Zero Hours is the first exhibition of the festival, and will be running alongside their other major exhibition of events running parallel. Zeo Hours starts with a single work by artist Joseph Beuys' Wirtschaftswerte (Economic Values), 1980. Made up of prosaic metal storage shelves, decaying grocery materials from the former German Democratic Republic and historic paintings created between the birth and death of Karl Marx (1818-1883), and selected from Sheffield's visual art collection, the work opens up questions about systems, value and art.
See their website for a full list of up coming events, but the one which caught my eye includes Making Diverse Economies (7th December) by Julia Udall and Charlotte Morgan. This event focuses on the economy: co-production, labours of care, volunteering, social enterprise, gifts, bartering, salvaging and cooperatives, via presentations and roundtable discussions.

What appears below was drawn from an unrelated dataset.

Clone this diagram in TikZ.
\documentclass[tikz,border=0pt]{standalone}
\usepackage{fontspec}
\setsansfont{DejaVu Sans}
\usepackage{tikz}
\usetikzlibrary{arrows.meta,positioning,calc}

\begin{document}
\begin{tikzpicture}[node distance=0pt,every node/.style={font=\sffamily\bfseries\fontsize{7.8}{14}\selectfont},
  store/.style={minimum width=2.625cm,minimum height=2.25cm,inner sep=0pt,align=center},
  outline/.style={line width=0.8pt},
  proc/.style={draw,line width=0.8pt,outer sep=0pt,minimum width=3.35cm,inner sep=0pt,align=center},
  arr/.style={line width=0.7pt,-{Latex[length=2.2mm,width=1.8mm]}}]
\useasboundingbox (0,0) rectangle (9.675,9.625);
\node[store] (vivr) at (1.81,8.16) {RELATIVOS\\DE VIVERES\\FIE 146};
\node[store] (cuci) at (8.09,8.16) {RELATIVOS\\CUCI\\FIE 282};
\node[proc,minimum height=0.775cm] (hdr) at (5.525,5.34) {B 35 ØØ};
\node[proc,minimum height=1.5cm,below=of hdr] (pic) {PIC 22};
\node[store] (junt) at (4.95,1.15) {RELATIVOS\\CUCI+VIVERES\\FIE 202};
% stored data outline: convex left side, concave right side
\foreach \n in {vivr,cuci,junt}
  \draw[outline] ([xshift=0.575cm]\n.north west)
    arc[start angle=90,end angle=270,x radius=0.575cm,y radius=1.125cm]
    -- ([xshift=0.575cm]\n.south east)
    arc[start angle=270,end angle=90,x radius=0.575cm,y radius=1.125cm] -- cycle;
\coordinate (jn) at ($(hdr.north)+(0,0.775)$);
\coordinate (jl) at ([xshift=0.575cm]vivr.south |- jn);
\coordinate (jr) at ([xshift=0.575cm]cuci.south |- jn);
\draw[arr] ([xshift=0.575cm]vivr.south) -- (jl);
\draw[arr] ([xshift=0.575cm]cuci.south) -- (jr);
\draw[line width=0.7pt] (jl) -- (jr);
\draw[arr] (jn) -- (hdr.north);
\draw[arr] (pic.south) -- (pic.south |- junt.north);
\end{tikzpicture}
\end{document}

The piece de resistance of this whole festival, in my opinion, is the work of Mikhail Karikis: 102 Years out of Sync (29th November).
Karikis' work is a film which is inspired by revered philopher and poet, Alerighi Dante, and his silent film L'Inferno. The film was Italy's first feature film, and thus has a raw quality to it, which Karikis has recaptured and reworked with his new film Children of the Unquiet. The film promises to be one for the senses, and (thankfully), free, although it's advised to reserve tickets.
All of the Zero Hours and Parallel Projects venues can be found here, but if you don't make it for every single one, each piece of work has more than enough artist value, so, the one event might just be the culture fix you need.